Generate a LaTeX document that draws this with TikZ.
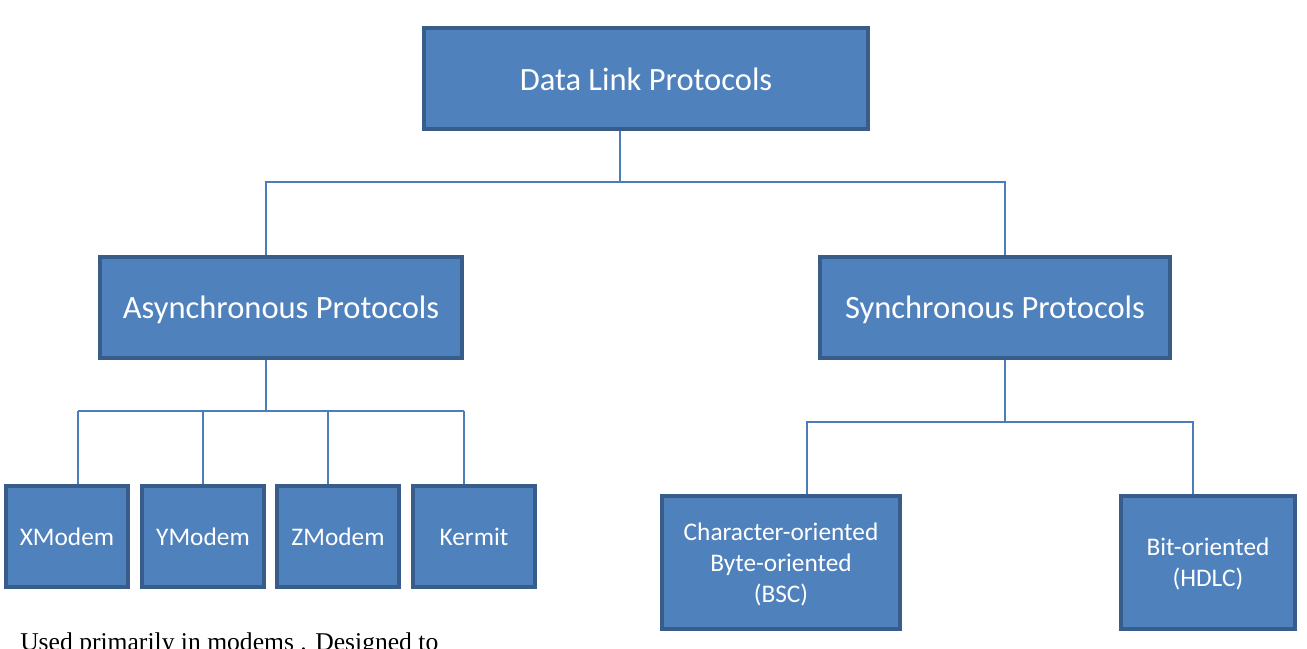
\documentclass[tikz,border=0pt]{standalone}
\usepackage{fontspec}
\setmainfont{Carlito}
\newfontfamily\notefont{Liberation Serif}
\usepackage{xcolor}
\usetikzlibrary{positioning}
\definecolor{boxfill}{HTML}{4F81BD}
\definecolor{boxline}{HTML}{385D8A}
\definecolor{linkcol}{HTML}{4A7EBB}
\tikzset{
    protnode/.style = {align=center, inner sep=0pt, text centered, rectangle, text=white, draw=boxline, fill=boxfill, line width=3pt},
    big_node/.style = {protnode, font=\fontsize{24.4}{29}\selectfont, minimum height=75.75pt, text depth=0pt},
    leaf_node/.style = {protnode, font=\fontsize{19}{23.3}\selectfont, minimum width=91.5pt, minimum height=75.75pt, text depth=0pt},
    sync_node/.style = {protnode, font=\fontsize{19}{23.3}\selectfont, minimum height=99.75pt, text depth=0pt},
    link/.style = {draw=linkcol, line width=1.1pt}
}

\begin{document}
\begin{tikzpicture}[x=0.75pt, y=-0.75pt]
    \clip (0,0) rectangle (1307,649);

    % top level
    \node [big_node, minimum width=333pt] (dlp) at (646,79) {Data Link Protocols};
    % second level
    \node [big_node, minimum width=271.5pt] (async) at (281,307.5) {Asynchronous Protocols};
    \node [big_node, minimum width=262.5pt] (sync) at (995,307.5) {Synchronous Protocols};
    % asynchronous leaves
    \node [leaf_node] (xm) at (67,536.5) {XModem};
    \node [leaf_node] (ym) at (203,536.5) {YModem};
    \node [leaf_node] (zm) at (338,536.5) {ZModem};
    \node [leaf_node] (km) at (474,536.5) {Kermit};
    % synchronous leaves
    \node [sync_node, minimum width=178.5pt] (co) at (781,562.5) {Character-oriented\\Byte-oriented\\(BSC)};
    \node [sync_node, minimum width=130.5pt] (bo) at (1208,562.5) {Bit-oriented\\(HDLC)};

    % connectors
    \coordinate (t1) at (620,182);
    \coordinate (ta) at (266,182);
    \coordinate (ts) at (1005,182);
    \draw [link] (t1 |- dlp.south) -- (t1);
    \draw [link] (ta |- async.north) -- (ta) -- (ts) -- (ts |- sync.north);

    \coordinate (ba) at (266,411);
    \coordinate (ba1) at (78,411);
    \coordinate (ba2) at (464,411);
    \draw [link] (ba |- async.south) -- (ba);
    \draw [link] (ba1) -- (ba2);
    \foreach \n/\x in {xm/78, ym/203, zm/328, km/464}
        \draw [link] (\x,411) -- (\x,411 |- \n.north);

    \coordinate (bs) at (1005,422);
    \coordinate (bs1) at (807,422);
    \coordinate (bs2) at (1193,422);
    \draw [link] (bs |- sync.south) -- (bs);
    \draw [link] (bs1 |- co.north) -- (bs1) -- (bs2) -- (bs2 |- bo.north);

    % cut-off note
    \node [anchor=base west, inner sep=0pt, font=\notefont\fontsize{19.2}{23}\selectfont] (note) at (20,650) {Used primarily in modems . Designed to};
\end{tikzpicture}
\end{document}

EXERCISE BRIEF
Begin at the first line of the material and copy each line exactly through the one containing "[sync_node, minimum width=130.5pt]". Omit pictures.

EXERCISE RESULT
Generate a LaTeX document that draws this with TikZ.
\documentclass[tikz,border=0pt]{standalone}
\usepackage{fontspec}
\setmainfont{Carlito}
\newfontfamily\notefont{Liberation Serif}
\usepackage{xcolor}
\usetikzlibrary{positioning}
\definecolor{boxfill}{HTML}{4F81BD}
\definecolor{boxline}{HTML}{385D8A}
\definecolor{linkcol}{HTML}{4A7EBB}
\tikzset{
    protnode/.style = {align=center, inner sep=0pt, text centered, rectangle, text=white, draw=boxline, fill=boxfill, line width=3pt},
    big_node/.style = {protnode, font=\fontsize{24.4}{29}\selectfont, minimum height=75.75pt, text depth=0pt},
    leaf_node/.style = {protnode, font=\fontsize{19}{23.3}\selectfont, minimum width=91.5pt, minimum height=75.75pt, text depth=0pt},
    sync_node/.style = {protnode, font=\fontsize{19}{23.3}\selectfont, minimum height=99.75pt, text depth=0pt},
    link/.style = {draw=linkcol, line width=1.1pt}
}

\begin{document}
\begin{tikzpicture}[x=0.75pt, y=-0.75pt]
    \clip (0,0) rectangle (1307,649);

    % top level
    \node [big_node, minimum width=333pt] (dlp) at (646,79) {Data Link Protocols};
    % second level
    \node [big_node, minimum width=271.5pt] (async) at (281,307.5) {Asynchronous Protocols};
    \node [big_node, minimum width=262.5pt] (sync) at (995,307.5) {Synchronous Protocols};
    % asynchronous leaves
    \node [leaf_node] (xm) at (67,536.5) {XModem};
    \node [leaf_node] (ym) at (203,536.5) {YModem};
    \node [leaf_node] (zm) at (338,536.5) {ZModem};
    \node [leaf_node] (km) at (474,536.5) {Kermit};
    % synchronous leaves
    \node [sync_node, minimum width=178.5pt] (co) at (781,562.5) {Character-oriented\\Byte-oriented\\(BSC)};
    \node [sync_node, minimum width=130.5pt] (bo) at (1208,562.5) {Bit-oriented\\(HDLC)};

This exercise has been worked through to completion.